Modern Alternative: GENERATED ALWAYS AS IDENTITY

For PostgreSQL 10 and later, the SQL-standard identity column syntax is preferred:

CREATE TABLE shipments (
  id          INTEGER GENERATED ALWAYS AS IDENTITY PRIMARY KEY,
  order_id    INTEGER     NOT NULL,
  shipped_at  TIMESTAMPTZ NOT NULL DEFAULT now()
);

Identity columns prevent accidental manual inserts into the ID column. Attempting INSERT INTO shipments (id, order_id) VALUES (99, 1) raises an error unless you use OVERRIDING SYSTEM VALUE.

Testing with Vela

Sequence gaps are normal in PostgreSQL — a rolled-back transaction still consumes a sequence value. Before deploying logic that depends on sequential IDs (batch processing, gap detection, audit trails), test it on a database branch under realistic concurrent insert conditions to verify your application handles gaps correctly.

Production Tips

  • For new PostgreSQL 10+ tables, prefer GENERATED ALWAYS AS IDENTITY over SERIAL — it is SQL-standard and prevents accidental manual inserts into the ID column.
  • Use BIGSERIAL for high-volume tables where IDs could exceed 2 billion rows over the table’s lifetime.
  • Sequence gaps are normal — a rolled-back transaction still consumes a sequence value. Never rely on SERIAL IDs being contiguous.
  • The sequence generator is not transaction-safe by design: two concurrent inserts each receive a unique ID even if one rolls back, leaving a gap.
  • Inspect a table’s underlying sequence with \d+ table_name or SELECT * FROM information_schema.sequences.

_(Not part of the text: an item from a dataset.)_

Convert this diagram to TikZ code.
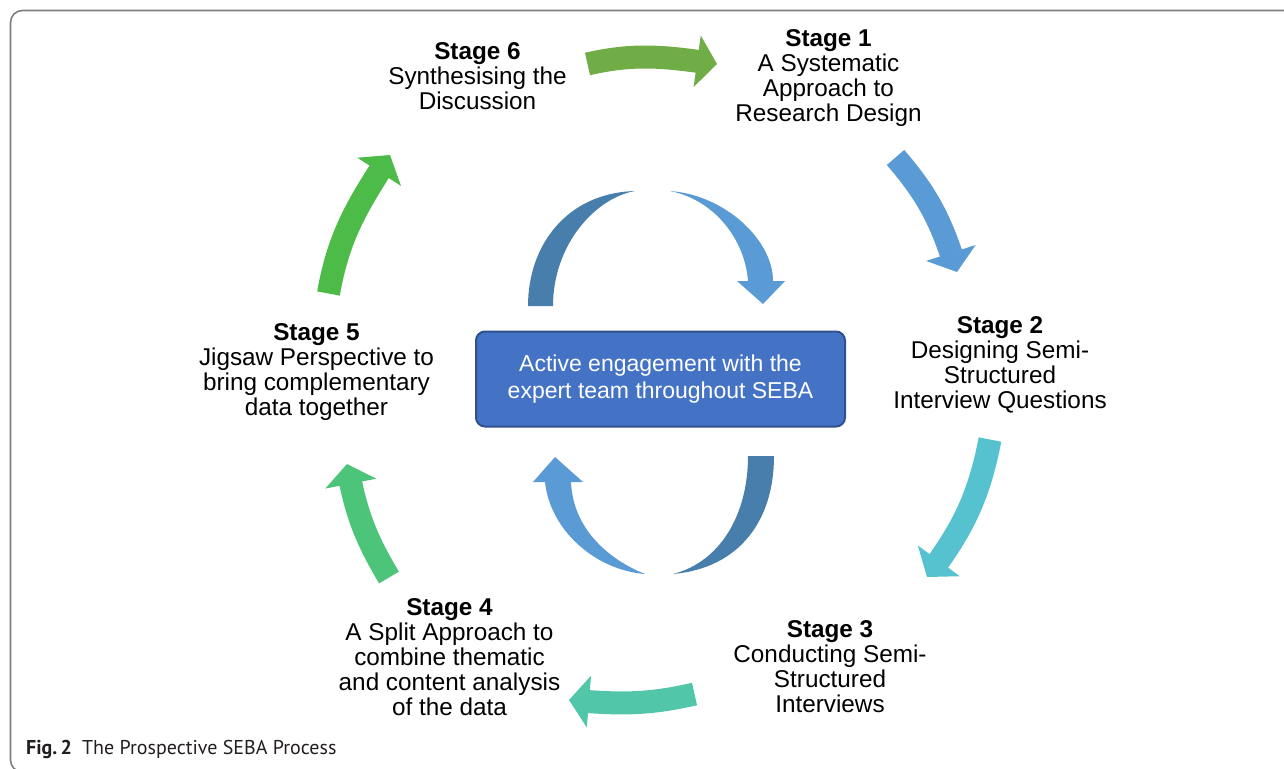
\documentclass[tikz,border=0pt]{standalone}
\usepackage{fontspec}
\setmainfont{Liberation Sans}
\newfontfamily\capfont{PT Sans}
\usetikzlibrary{arrows.meta,bending}
\definecolor{cSixOne}{HTML}{70AD47}
\definecolor{cOneTwo}{HTML}{5B9BD5}
\definecolor{cTwoThree}{HTML}{56C2CF}
\definecolor{cThreeFour}{HTML}{52C6A8}
\definecolor{cFourFive}{HTML}{4CC47A}
\definecolor{cFiveSix}{HTML}{4CBB47}
\definecolor{innerdark}{HTML}{477EAB}
\definecolor{innerlight}{HTML}{5B9BD5}
\definecolor{boxfill}{HTML}{4472C4}
\definecolor{boxedge}{HTML}{2F528F}
\definecolor{framec}{HTML}{7F7F7F}
\definecolor{captext}{HTML}{231F20}
\begin{document}
\begin{tikzpicture}[x=1pt,y=1pt,
  stagelbl/.style={align=center, anchor=north, inner sep=0pt, font=\fontsize{24.3}{25}\selectfont},
  ringarrow/.style={line width=23pt, -{Triangle[width=52pt,length=20pt,line width=0pt,flex=1]}},
  engbox/.style={draw=boxedge, fill=boxfill, line width=2pt, rounded corners=9pt,
    minimum width=369pt, minimum height=95pt, inner sep=0pt, text=white, align=center,
    font=\fontsize{23}{27}\selectfont},
  innershape/.style={draw=none}]
\useasboundingbox (0,0) rectangle (1284,-768);
\clip (0,0) rectangle (1284,-768);
\fill[white] (0,0) rectangle (1284,-768);
% frame
\draw[framec, line width=1.6pt, rounded corners=12pt] (1300,-10.5) -- (10.5,-10.5) -- (10.5,-772) -- (1300,-772);

% stage labels
\node[stagelbl] (s6) at (477.5,-42) {\textbf{Stage 6}\\Synthesising the\\Discussion};
\node[stagelbl] (s1) at (828.5,-29) {\textbf{Stage 1}\\A Systematic\\Approach to\\Research Design};
\node[stagelbl] (s2) at (1000,-316.5) {\textbf{Stage 2}\\Designing Semi-\\Structured\\Interview Questions};
\node[stagelbl] (s3) at (830,-620.3) {\textbf{Stage 3}\\Conducting Semi-\\Structured\\Interviews};
\node[stagelbl] (s4) at (449.5,-598.3) {\textbf{Stage 4}\\A Split Approach to\\combine thematic\\and content analysis\\of the data};
\node[stagelbl] (s5) at (316.5,-323.3) {\textbf{Stage 5}\\Jigsaw Perspective to\\bring complementary\\data together};

% centre box
\node[engbox] (eng) at (660.5,-379) {Active engagement with the\\expert team throughout SEBA};

% ring arrow end points
\coordinate (a61s) at (587.5,-64);
\coordinate (a61e) at (717,-64);
\coordinate (a12s) at (895.5,-157.5);
\coordinate (a12e) at (957,-272);
\coordinate (a23s) at (990,-439.5);
\coordinate (a23e) at (927,-577);
\coordinate (a34s) at (694.5,-694);
\coordinate (a34e) at (569,-700);
\coordinate (a45s) at (389,-577.5);
\coordinate (a45e) at (347,-464);
\coordinate (a56s) at (328.5,-293.5);
\coordinate (a56e) at (390,-155);

\draw[ringarrow, draw=cSixOne] (a61s) to[out=13,in=172] (a61e);
\draw[ringarrow, draw=cOneTwo] (a12s) to[out=-49,in=107] (a12e);
\draw[ringarrow, draw=cTwoThree] (a23s) to[out=-101,in=53] (a23e);
\draw[ringarrow, draw=cThreeFour] (a34s) to[out=193,in=-5] (a34e);
\draw[ringarrow, draw=cFourFive] (a45s) to[out=121,in=-80] (a45e);
\draw[ringarrow, draw=cFiveSix] (a56s) to[out=80,in=237] (a56e);

% inner arrows
\fill[innerdark] (528,-306) .. controls (528,-245) and (567,-193) .. (635,-191)
  .. controls (595,-198) and (553,-245) .. (553,-306) -- cycle;
\fill[innerlight] (670,-191) .. controls (725,-195) and (773,-240) .. (773,-281)
  -- (785,-281) -- (763,-304) -- (737,-281) -- (748,-281)
  .. controls (745,-240) and (715,-200) .. (670,-191) -- cycle;
\fill[innerdark] (774,-456) .. controls (774,-520) and (740,-568) .. (673,-574)
  .. controls (720,-562) and (748,-515) .. (748,-456) -- cycle;
\fill[innerlight] (545,-482) .. controls (550,-530) and (595,-570) .. (645,-574)
  .. controls (610,-560) and (573,-530) .. (571,-482)
  -- (583,-482) -- (555,-457) -- (533,-482) -- cycle;

% caption
\node[anchor=base west, inner sep=0pt, text=captext, font=\capfont\fontsize{20}{23}\selectfont] (cap) at (26,-754) {\textbf{Fig.\,2}\hspace{10pt}The Prospective SEBA Process};
\end{tikzpicture}
\end{document}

Continue in PostgreSQL Data Types: DATE.

Related in this section: Boolean · CHAR, VARCHAR, and TEXT · NUMERIC

Frequently Asked Questions

What does SERIAL do in PostgreSQL?
SERIAL creates a sequence object, sets its nextval() as the column default, adds a NOT NULL constraint, and links the sequence to the column so it is dropped when the column or table is dropped. It is shorthand for manually creating a sequence and wiring it as a DEFAULT.
Does using SERIAL lock the table on insert?
No. Calling nextval() on the underlying sequence is lock-free for concurrent inserts. Each transaction gets a unique value from the sequence without blocking other inserts, even under high write concurrency.
What happens to dependent foreign keys when I drop a SERIAL column?
Dropping the column fails if other tables have foreign keys referencing it, unless you add CASCADE. The linked sequence is also dropped automatically when the SERIAL column is dropped.
Can I use IF EXISTS when dropping a SERIAL-backed column?
Yes. Use ALTER TABLE t DROP COLUMN IF EXISTS col_name to safely skip the operation if the column does not exist. This is useful in idempotent migration scripts.
Should I use SERIAL or GENERATED ALWAYS AS IDENTITY for new tables?
For new PostgreSQL 10+ tables, prefer GENERATED ALWAYS AS IDENTITY over SERIAL. Identity columns are SQL-standard, prevent accidental manual inserts into the ID column, and are more explicit about the auto-generation contract. SERIAL remains supported for backwards compatibility.